*Prompt:* From the first line of the data down to and including the line with "(0,0) rectangle (596,374);", copy everything exactly, leaving out pictures.

*Collected material:*
---
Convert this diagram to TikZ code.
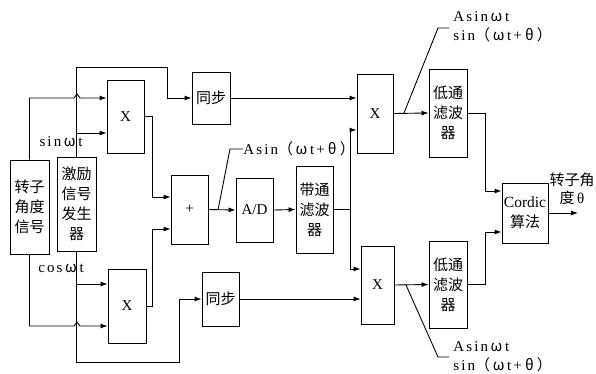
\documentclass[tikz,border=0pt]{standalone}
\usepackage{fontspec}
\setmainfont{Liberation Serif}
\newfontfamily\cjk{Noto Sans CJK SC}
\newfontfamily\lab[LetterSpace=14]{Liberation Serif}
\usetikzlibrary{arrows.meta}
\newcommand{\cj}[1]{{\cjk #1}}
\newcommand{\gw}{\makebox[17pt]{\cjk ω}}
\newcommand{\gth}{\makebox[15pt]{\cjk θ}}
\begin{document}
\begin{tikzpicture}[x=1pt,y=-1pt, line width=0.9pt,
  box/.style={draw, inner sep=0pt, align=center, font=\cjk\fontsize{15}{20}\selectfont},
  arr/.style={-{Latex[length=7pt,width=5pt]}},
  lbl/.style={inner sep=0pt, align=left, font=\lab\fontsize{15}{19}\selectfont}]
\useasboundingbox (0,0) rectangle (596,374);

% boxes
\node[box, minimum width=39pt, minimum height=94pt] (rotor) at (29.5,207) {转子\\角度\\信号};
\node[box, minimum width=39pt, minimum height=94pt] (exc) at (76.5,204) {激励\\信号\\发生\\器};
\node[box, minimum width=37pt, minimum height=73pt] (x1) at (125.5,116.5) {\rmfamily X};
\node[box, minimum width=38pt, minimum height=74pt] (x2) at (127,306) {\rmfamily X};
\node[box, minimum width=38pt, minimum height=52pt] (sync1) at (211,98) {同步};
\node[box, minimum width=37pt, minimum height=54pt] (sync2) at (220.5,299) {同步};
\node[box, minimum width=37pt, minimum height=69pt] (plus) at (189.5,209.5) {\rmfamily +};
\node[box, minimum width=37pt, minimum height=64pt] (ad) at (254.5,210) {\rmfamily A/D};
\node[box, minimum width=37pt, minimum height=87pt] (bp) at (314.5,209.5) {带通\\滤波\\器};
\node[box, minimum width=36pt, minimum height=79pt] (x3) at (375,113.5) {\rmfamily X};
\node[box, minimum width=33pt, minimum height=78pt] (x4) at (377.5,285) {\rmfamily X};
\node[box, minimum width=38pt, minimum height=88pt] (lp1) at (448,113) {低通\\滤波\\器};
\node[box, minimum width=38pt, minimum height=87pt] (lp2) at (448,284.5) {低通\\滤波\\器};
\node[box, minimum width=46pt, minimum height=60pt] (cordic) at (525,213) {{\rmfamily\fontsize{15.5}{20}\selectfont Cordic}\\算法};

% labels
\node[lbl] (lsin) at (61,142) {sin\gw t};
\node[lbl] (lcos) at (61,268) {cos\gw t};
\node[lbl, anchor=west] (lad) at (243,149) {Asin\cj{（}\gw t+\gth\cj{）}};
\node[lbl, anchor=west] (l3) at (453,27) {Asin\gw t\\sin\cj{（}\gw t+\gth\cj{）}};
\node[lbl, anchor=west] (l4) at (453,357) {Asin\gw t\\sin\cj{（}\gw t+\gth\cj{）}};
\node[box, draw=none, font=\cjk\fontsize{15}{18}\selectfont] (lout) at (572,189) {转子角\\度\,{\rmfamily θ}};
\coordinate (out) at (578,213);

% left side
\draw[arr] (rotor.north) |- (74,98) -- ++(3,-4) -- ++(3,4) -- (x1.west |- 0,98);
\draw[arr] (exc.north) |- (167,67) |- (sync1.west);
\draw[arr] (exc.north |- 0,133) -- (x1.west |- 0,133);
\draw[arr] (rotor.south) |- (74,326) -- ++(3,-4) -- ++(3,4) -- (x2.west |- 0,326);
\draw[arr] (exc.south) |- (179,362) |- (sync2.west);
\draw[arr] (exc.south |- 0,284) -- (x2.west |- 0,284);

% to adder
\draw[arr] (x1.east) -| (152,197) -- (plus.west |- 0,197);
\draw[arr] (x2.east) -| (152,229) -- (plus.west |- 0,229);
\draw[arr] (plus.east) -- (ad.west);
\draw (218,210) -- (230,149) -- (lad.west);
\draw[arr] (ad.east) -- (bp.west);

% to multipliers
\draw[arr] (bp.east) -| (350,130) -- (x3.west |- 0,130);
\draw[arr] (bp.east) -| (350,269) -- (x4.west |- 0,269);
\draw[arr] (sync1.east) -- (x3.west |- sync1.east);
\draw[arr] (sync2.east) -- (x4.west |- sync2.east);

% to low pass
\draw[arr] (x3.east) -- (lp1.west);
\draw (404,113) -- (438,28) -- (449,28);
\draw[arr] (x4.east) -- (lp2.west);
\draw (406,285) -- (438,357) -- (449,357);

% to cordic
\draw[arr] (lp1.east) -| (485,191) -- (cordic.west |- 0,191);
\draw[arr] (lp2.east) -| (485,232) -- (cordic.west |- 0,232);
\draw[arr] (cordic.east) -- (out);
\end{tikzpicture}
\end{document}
---
*Finished answer:*
Convert this diagram to TikZ code.
\documentclass[tikz,border=0pt]{standalone}
\usepackage{fontspec}
\setmainfont{Liberation Serif}
\newfontfamily\cjk{Noto Sans CJK SC}
\newfontfamily\lab[LetterSpace=14]{Liberation Serif}
\usetikzlibrary{arrows.meta}
\newcommand{\cj}[1]{{\cjk #1}}
\newcommand{\gw}{\makebox[17pt]{\cjk ω}}
\newcommand{\gth}{\makebox[15pt]{\cjk θ}}
\begin{document}
\begin{tikzpicture}[x=1pt,y=-1pt, line width=0.9pt,
  box/.style={draw, inner sep=0pt, align=center, font=\cjk\fontsize{15}{20}\selectfont},
  arr/.style={-{Latex[length=7pt,width=5pt]}},
  lbl/.style={inner sep=0pt, align=left, font=\lab\fontsize{15}{19}\selectfont}]
\useasboundingbox (0,0) rectangle (596,374);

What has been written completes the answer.